Читаем Слепящий свет полудня, или Фашизм братьев Стругацких полностью

Прежде всего хотелось бы решительно отмежеваться от спекуляций на тему национальности Стругацких. Представление о том, что еврей никем, кроме антифашиста, быть не может, основано на непонимании того простого факта, что германским нацизмом 1933–1945 г., густо замешанным на параноидальной юдофобии его лидеров, возможные формы фашизма отнюдь не исчерпываются. И более того — фашизм вполне может рядиться в антифашистские одежды. Что же такое фашизм в общем виде? Это тоталитарный строй, реализующий примат интересов государства над интересами личности, допускающий (в отличие от коммунизма) ограниченную экономическую свободу и, как правило, опирающийся на более или менее явную националистическую идеологию, включающую в себя ксенофобию и культ высшей расы. (Заметим, что «идеальный», утопический коммунизм последней составляющей начисто лишен; в реальном мире он, правда, с успехом заменяет национальную вражду классовой, но в будущем бесклассовом обществе реализует полное равноправие и интернационализм.) Посмотрим же теперь на мир Полудня.

Прежде всего заметим, что этот мир вполне тоталитарен. В нем нет концлагерей (Стругацкие о них не пишут, и мы, следуя взятым на себя обязательствам, не будем считать, что они лгут или скрывают правду), однако в нем имеется весьма зловещая и притом весьма могущественная организация КОМКОН-2. Которую впору сравнить даже не с гестапо, а с инквизицией, ибо ее основная задача — торможение научно-технического прогресса. В определенном смысле это даже хуже прямого истребления неугодных режиму, ибо, как сказал Ромен Роллан, «Трижды убийца тот, кто убивает мысль». Впрочем, прямым убийством неудобных людей комконовцы тоже не брезгуют, причем даже не отягощая себя какими-либо судебными формальностями — см. «Жук в муравейнике». Собственно, сами авторы вполне отдают себе в этом отчет, утверждая открытым текстом, что основная идея «Жука» — если в обществе, даже самом хорошем, есть тайная полиция с неограниченными полномочиями, в таком обществе будут убивать невинных.

Утверждается это вроде бы с осуждением, однако КОМКОН-2 не клеймится и не ликвидируется, как преступная организация, а Сикорски, лично застреливший Абалкина, именуется не преступником, а «несчастным». Жертва, мол, обстоятельств, прямо как какой-нибудь Буданов или Ульман. То есть авторы осуждают «перегибы на местах» (да и то деля сочувствие между жертвой и убийцей), но вовсе не систему тайной полиции, цензуры и деструктивного политического вмешательства в науку в целом.
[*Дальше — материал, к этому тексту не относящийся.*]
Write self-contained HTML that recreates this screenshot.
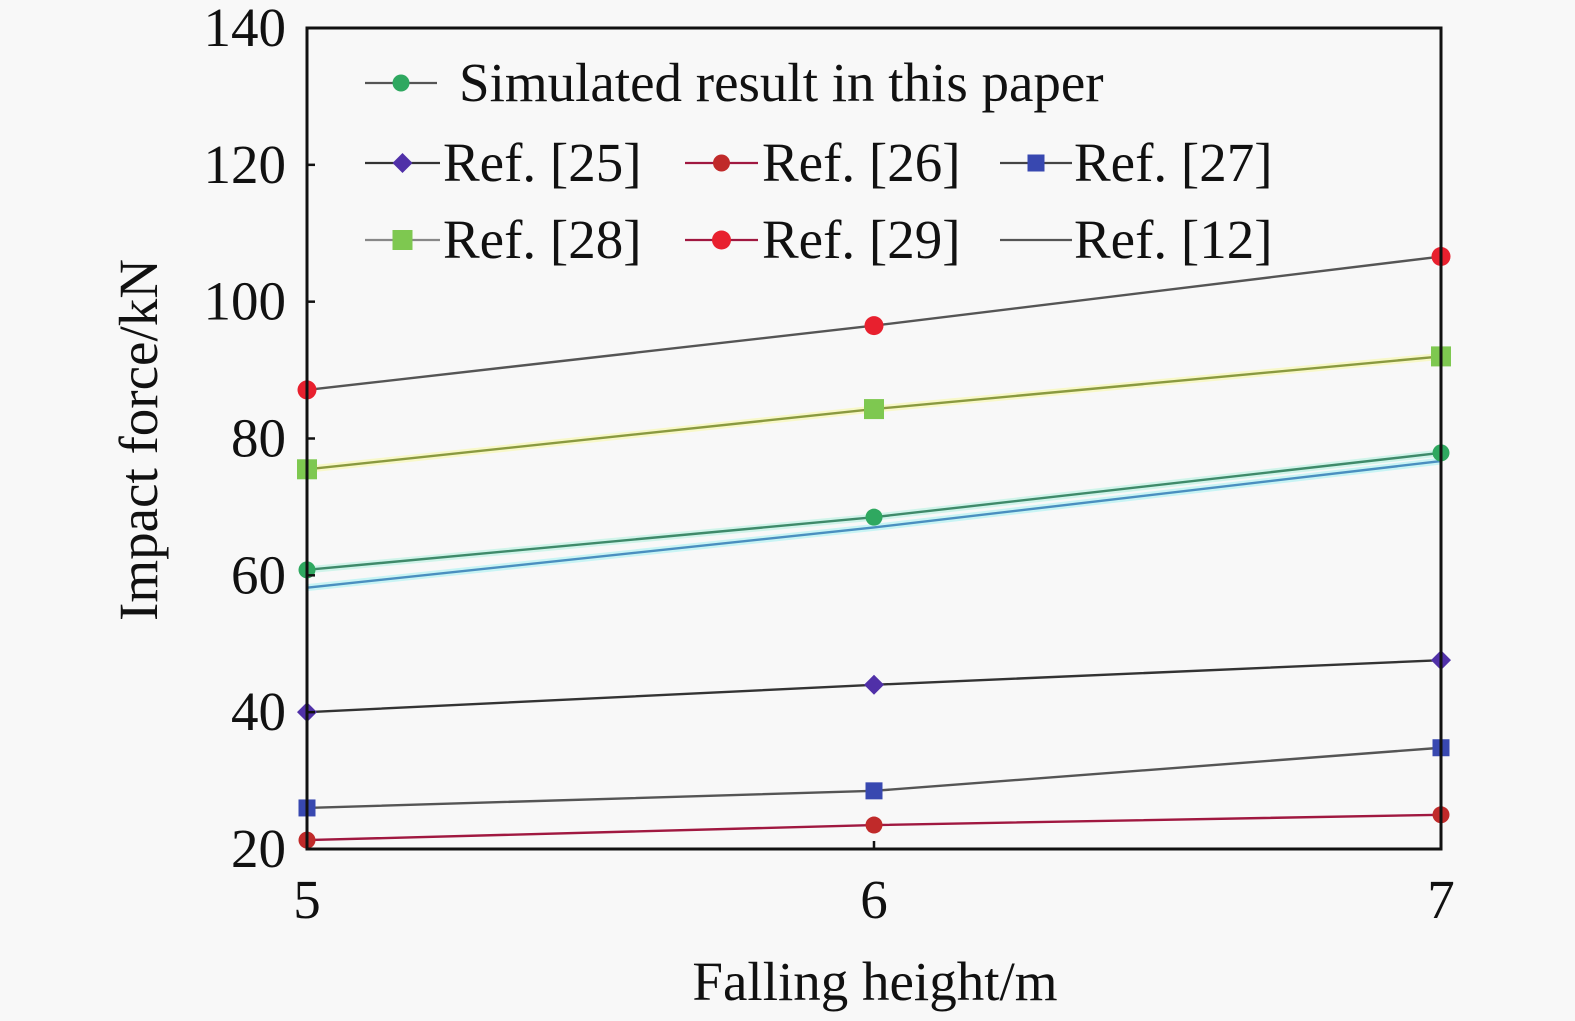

Продолжим анализ «самого хорошего общества». Почему в нем нет концлагерей, кстати? И вроде бы даже наоборот — открыто борются с режимом диссиденты типа Бромберга, есть целое «движение дзюидистов», отстаивающее право науки развиваться без ограничений… Однако движение это, во-первых, предельно маргинализировано властью, его участники именуются не иначе как «экстремистами» (хотя не имеют разрушительных целей, не практикуют террористических методов и отнюдь не отрицают необходимости разумного контроля над потенциально опасными технологиями). Во-вторых, прямым репрессиям не подвергается разве что сам Бромберг — этакий выставочный, демонстрационный образец (вот, мол, у нас тоже есть оппозиция), находящийся под прочным колпаком КОМКОНа-2, по своей психологии совершенно не способный к конспирации и, главное, не предпринимающий никаких практических действий — и в силу всех этих обстоятельств для режима совершенно не опасный, хотя и вызывающий понятное раздражение у комконовской верхушки. О том, насколько мало его реальное влияние, говорит тот факт, что рядовым комконовцам (а уж тем более, по-видимому, обычным гражданам) он практически неизвестен («Старикан Бромберг был экстремистом-теоретиком, и именно по этой причине, вероятно, он ни разу не попал в поле моего зрения»). Для тех же, кто пытается бороться с системой тоталитарного подавления науки не на словах, а на деле, все куда менее безоблачно: «Именно такие экстремисты-практики и были основными клиентами нашего КОМКОНа-2». Что именно с ними делают, не уточняется. Если лагерей и в самом деле нет, то, вероятно, все ограничивается душеспасительными беседами в неких не слишком уютных кабинетах, из которых бунтари выходят «все понявшими и осознавшими», а для особо упорных — запретами на профессию.